The second passage was, sigh, Costner speechifying as the top dog white guy in the movie, complaining about how much better the Russkies were than us.
AL HARRISON
I want to thank everyone for staying. I
know it’s late and after what we just
saw, I think everyone’s probably anxious
to go home. But before we do, I just
have to ask... how can it be that we’re
in second place in a two man race?
Anybody? Paul?
Stafford doesn’t have the answer. Shakes his head.
AL HARRISON (CONT’D)
Then I think Glenn said it pretty well.
They’re just outworking us. And the
reason I have to think that is because I
refuse to believe that the Russians are
smarter than us, or because they have
more technology. Or that they care more.
But I don’t know? Is that possible? Is
it possible that it actually means more
to them?
Well, if this movie is anything to go by, the US didn’t start succeeding in the space race until we first started pushing back against the stupid, petty, spiteful, hateful policies that meaninglessly hamstrung some of our brightest minds. Once we did that, we started outworking the Russians. And maybe if we hadn’t had Jim Crow hanging like a jim albatross around our necks, we’d have been to the Moon by 1962 or 1863 or something. To paraphrase Dr. Martin Luther King, Jr., the arc of human history is long, but it bends towards space.

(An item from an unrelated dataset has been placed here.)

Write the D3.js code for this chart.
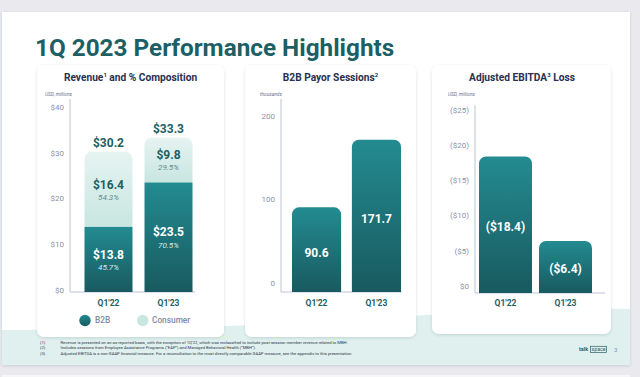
<!DOCTYPE html>
<html>
<head>
<meta charset="utf-8">
<script src="https://cdn.jsdelivr.net/npm/d3@7"></script>
<style>
  html, body { margin: 0; padding: 0; background: #e9e9ee; }
  svg { display: block; font-family: Roboto, "Open Sans", sans-serif; }
</style>
</head>
<body>
<svg id="slide" width="640" height="377"></svg>
<script>
// data
var quarters = ["Q1'22", "Q1'23"];
var revB2B = [13.8, 23.5];
var revConsumer = [16.4, 9.8];
var revTotal = [30.2, 33.3];
var pctB2B = ["45.7%", "70.5%"];
var pctConsumer = ["54.3%", "29.5%"];
var revTicks = [0, 10, 20, 30, 40];

var sessions = [90.6, 171.7];
var sessTicks = [0, 100, 200];

var ebitdaLoss = [18.4, 6.4];
var ebitdaTicks = [0, 5, 10, 15, 20, 25];

var footnotes = [
  ["(1)", "Revenue is presented on an as-reported basis, with the exception of 1Q'22, which was reclassified to include post-session member revenue related to MBH."],
  ["(2)", "Includes sessions from Employee Assistance Programs (\u201cEAP\u201d) and Managed Behavioral Health (\u201cMBH\u201d)."],
  ["(3)", "Adjusted EBITDA is a non-GAAP financial measure. For a reconciliation to the most directly comparable GAAP measure, see the appendix to this presentation."]
];

var teal = "#1c5f64";
var navy = "#283052";
var tickGrey = "#8a92ae";
var axisGrey = "#bcc3d4";

var svg = d3.select("#slide");

// defs: gradients + shadow
var defs = svg.append("defs");
var g1 = defs.append("linearGradient").attr("id", "barGrad").attr("x1", 0).attr("y1", 0).attr("x2", 0).attr("y2", 1);
g1.append("stop").attr("offset", "0%").attr("stop-color", "#238b91");
g1.append("stop").attr("offset", "100%").attr("stop-color", "#185a5f");
var g2 = defs.append("linearGradient").attr("id", "consGrad").attr("x1", 0).attr("y1", 0).attr("x2", 0).attr("y2", 1);
g2.append("stop").attr("offset", "0%").attr("stop-color", "#e6f3f1");
g2.append("stop").attr("offset", "100%").attr("stop-color", "#c8e6e0");
var sh = defs.append("filter").attr("id", "shadow").attr("x", "-10%").attr("y", "-10%").attr("width", "120%").attr("height", "120%");
sh.append("feDropShadow").attr("dx", 0).attr("dy", 1).attr("stdDeviation", 1.6)
  .attr("flood-color", "#33405a").attr("flood-opacity", 0.16);

// slide background
svg.append("rect").attr("x", 0).attr("y", 0).attr("width", 640).attr("height", 377).attr("fill", "#e9e9ee");
svg.append("rect").attr("x", 2).attr("y", 12).attr("width", 628).attr("height", 353)
  .attr("fill", "#ffffff").attr("filter", "url(#shadow)");
// teal wave at the bottom
svg.append("path")
  .attr("d", "M2,330 C150,328 260,327 380,318 C480,311 560,308 630,309 L630,365 L2,365 Z")
  .attr("fill", "#dff0ee");
// next slide peeking in
svg.append("rect").attr("x", 2).attr("y", 375).attr("width", 628).attr("height", 10).attr("fill", "#f6f6f8");

// title
svg.append("text").attr("x", 35).attr("y", 55.5)
  .attr("font-size", 24.3).attr("font-weight", 700).attr("fill", teal)
  .text("1Q 2023 Performance Highlights");

// cards
var cards = [
  { x: 37, y: 65, w: 187, h: 272 },
  { x: 245, y: 65, w: 171, h: 272 },
  { x: 432, y: 65, w: 179, h: 269 }
];
cards.forEach(function(c) {
  svg.append("rect").attr("x", c.x).attr("y", c.y).attr("width", c.w).attr("height", c.h)
    .attr("rx", 7).attr("fill", "#ffffff").attr("filter", "url(#shadow)");
});

function cardTitle(cx, main, sup, rest) {
  var t = svg.append("text").attr("x", cx).attr("y", 80.5).attr("text-anchor", "middle")
    .attr("font-size", 10.2).attr("font-weight", 700).attr("fill", navy);
  t.append("tspan").text(main);
  t.append("tspan").attr("font-size", 6).attr("dy", -4).text(sup);
  t.append("tspan").attr("dy", 4).text(rest);
}

function topRound(x, y, w, h, r) {
  r = Math.min(r, h, w / 2);
  return "M" + x + "," + (y + h) + "V" + (y + r) +
    "A" + r + "," + r + " 0 0 1 " + (x + r) + "," + y +
    "H" + (x + w - r) +
    "A" + r + "," + r + " 0 0 1 " + (x + w) + "," + (y + r) +
    "V" + (y + h) + "Z";
}

function yAxis(x, y, ticks, fmt, unit, unitX, lineTop, baseY, lineRight) {
  svg.append("text").attr("x", unitX).attr("y", 95.5).attr("font-size", 4.8)
    .attr("font-style", "italic").attr("fill", "#6a7290").text(unit);
  svg.append("line").attr("x1", x).attr("x2", x).attr("y1", lineTop).attr("y2", baseY)
    .attr("stroke", axisGrey).attr("stroke-width", 1);
  svg.append("line").attr("x1", x).attr("x2", lineRight).attr("y1", baseY).attr("y2", baseY)
    .attr("stroke", axisGrey).attr("stroke-width", 1);
  svg.append("g").selectAll("text").data(ticks).enter().append("text")
    .attr("x", x - 6).attr("y", function(d) { return y(d); })
    .attr("dy", "0.35em").attr("text-anchor", "end")
    .attr("font-size", 8).attr("fill", tickGrey)
    .text(fmt);
}

function xLabels(x) {
  svg.append("g").selectAll("text").data(quarters).enter().append("text")
    .attr("x", function(d) { return x(d) + x.bandwidth() / 2; })
    .attr("y", 305.5).attr("text-anchor", "middle")
    .attr("font-size", 8.5).attr("font-weight", 700).attr("fill", teal)
    .text(function(d) { return d; });
}

// ---------- chart 1: revenue ----------
cardTitle(130.5, "Revenue", "1", " and % Composition");
var x1 = d3.scaleBand().domain(quarters).range([78.5, 198.5]).paddingInner(0.2).paddingOuter(0.1);
var y1 = d3.scaleLinear().domain([0, 40]).range([290, 107]);
var base1 = 292;
yAxis(70, y1, revTicks, function(d) { return "$" + d; }, "USD, millions", 45, 99, base1, 195);

quarters.forEach(function(q, i) {
  var bx = x1(q), bw = x1.bandwidth();
  var yb = y1(revB2B[i]), yt = y1(revTotal[i]);
  // consumer segment (top)
  svg.append("path").attr("d", topRound(bx, yt, bw, yb - yt, 7)).attr("fill", "url(#consGrad)");
  // b2b segment (bottom)
  svg.append("rect").attr("x", bx).attr("y", yb).attr("width", bw).attr("height", base1 - yb)
    .attr("fill", "url(#barGrad)");
  var cx = bx + bw / 2;
  svg.append("text").attr("x", cx).attr("y", yt - 9).attr("dy", "0.35em").attr("text-anchor", "middle")
    .attr("font-size", 12).attr("font-weight", 700).attr("fill", teal)
    .text("$" + revTotal[i].toFixed(1));
  var midC = (yt + yb) / 2;
  svg.append("text").attr("x", cx).attr("y", midC - 5).attr("dy", "0.35em").attr("text-anchor", "middle")
    .attr("font-size", 12).attr("font-weight", 700).attr("fill", teal)
    .text("$" + revConsumer[i].toFixed(1));
  svg.append("text").attr("x", cx).attr("y", midC + 7.5).attr("dy", "0.35em").attr("text-anchor", "middle")
    .attr("font-size", 8).attr("font-style", "italic").attr("fill", "#5f8c8e")
    .text(pctConsumer[i]);
  var midB = (yb + base1) / 2;
  svg.append("text").attr("x", cx).attr("y", midB - 5).attr("dy", "0.35em").attr("text-anchor", "middle")
    .attr("font-size", 12).attr("font-weight", 700).attr("fill", "#ffffff")
    .text("$" + revB2B[i].toFixed(1));
  svg.append("text").attr("x", cx).attr("y", midB + 7.5).attr("dy", "0.35em").attr("text-anchor", "middle")
    .attr("font-size", 8).attr("font-style", "italic").attr("fill", "#d3ecea")
    .text(pctB2B[i]);
});
xLabels(x1);

// legend
var legend = [
  { name: "B2B", fill: "url(#barGrad)", cx: 85, tx: 95 },
  { name: "Consumer", fill: "#c9e7e1", cx: 142.7, tx: 152 }
];
legend.forEach(function(l) {
  svg.append("circle").attr("cx", l.cx).attr("cy", 320.5).attr("r", 5.7).attr("fill", l.fill);
  svg.append("text").attr("x", l.tx).attr("y", 320.5).attr("dy", "0.35em")
    .attr("font-size", 8.3).attr("font-weight", 500).attr("fill", "#8088a6").text(l.name);
});

// ---------- chart 2: sessions ----------
cardTitle(330.5, "B2B Payor Sessions", "2", "");
var x2 = d3.scaleBand().domain(quarters).range([286, 407]).paddingInner(0.18).paddingOuter(0.1);
var y2 = d3.scaleLinear().domain([0, 200]).range([283, 116]);
var base2 = 292;
yAxis(281, y2, sessTicks, function(d) { return d; }, "thousands", 260, 99, base2, 402);
svg.append("g").selectAll("path").data(sessions).enter().append("path")
  .attr("d", function(d, i) { var yy = y2(d); return topRound(x2(quarters[i]), yy, x2.bandwidth(), base2 - yy, 7); })
  .attr("fill", "url(#barGrad)");
svg.append("g").selectAll("text").data(sessions).enter().append("text")
  .attr("x", function(d, i) { return x2(quarters[i]) + x2.bandwidth() / 2; })
  .attr("y", function(d) { return (y2(d) + base2) / 2 + 3; })
  .attr("dy", "0.35em").attr("text-anchor", "middle")
  .attr("font-size", 12).attr("font-weight", 700).attr("fill", "#ffffff")
  .text(function(d) { return d.toFixed(1); });
xLabels(x2);

// ---------- chart 3: adjusted EBITDA loss ----------
cardTitle(522, "Adjusted EBITDA", "3", " Loss");
var x3 = d3.scaleBand().domain(quarters).range([476, 595]).paddingInner(0.117).paddingOuter(0.05);
var y3 = d3.scaleLinear().domain([0, 25]).range([286, 110]);
var base3 = 293;
yAxis(475, y3, ebitdaTicks, function(d) { return d === 0 ? "$0" : "($" + d + ")"; }, "USD, millions", 448, 105, base3, 605);
svg.append("g").selectAll("path").data(ebitdaLoss).enter().append("path")
  .attr("d", function(d, i) { var yy = y3(d); return topRound(x3(quarters[i]), yy, x3.bandwidth(), base3 - yy, 7); })
  .attr("fill", "url(#barGrad)");
svg.append("g").selectAll("text").data(ebitdaLoss).enter().append("text")
  .attr("x", function(d, i) { return x3(quarters[i]) + x3.bandwidth() / 2; })
  .attr("y", function(d) { return (y3(d) + base3) / 2 + 2; })
  .attr("dy", "0.35em").attr("text-anchor", "middle")
  .attr("font-size", 12).attr("font-weight", 700).attr("fill", "#ffffff")
  .text(function(d) { return "($" + d.toFixed(1) + ")"; });
xLabels(x3);

// ---------- footnotes ----------
footnotes.forEach(function(f, i) {
  var yy = 343.5 + i * 5.5;
  svg.append("text").attr("x", 40).attr("y", yy).attr("font-size", 4.2).attr("fill", "#333a4a").text(f[0]);
  svg.append("text").attr("x", 60.5).attr("y", yy).attr("font-size", 4.2).attr("fill", "#333a4a").text(f[1]);
});

// logo + page number
svg.append("text").attr("x", 579).attr("y", 351).attr("font-size", 5.5).attr("font-weight", 700)
  .attr("fill", "#2b5e62").text("talk");
svg.append("rect").attr("x", 590.5).attr("y", 346.3).attr("width", 16).attr("height", 6.2)
  .attr("fill", "none").attr("stroke", "#2b5e62").attr("stroke-width", 0.7);
svg.append("text").attr("x", 598.5).attr("y", 351).attr("text-anchor", "middle").attr("font-size", 5.2)
  .attr("fill", "#2b5e62").text("space");
svg.append("text").attr("x", 614).attr("y", 351.5).attr("font-size", 6).attr("fill", "#8a92ae").text("3");
</script>
</body>
</html>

I’m definitely glad I saw the film, and no doubt I’ll be playing Kerbal Space Program again in the near future.
Oh, that did anyone else think that the scene where Costner took a crowbar to the “Colored Ladies’ Toilet” was a little overdone and likely frightening to the computers watching him? “This white man is taking down our bathroom sign? We can’t go to the bathroom anywhere anymore?”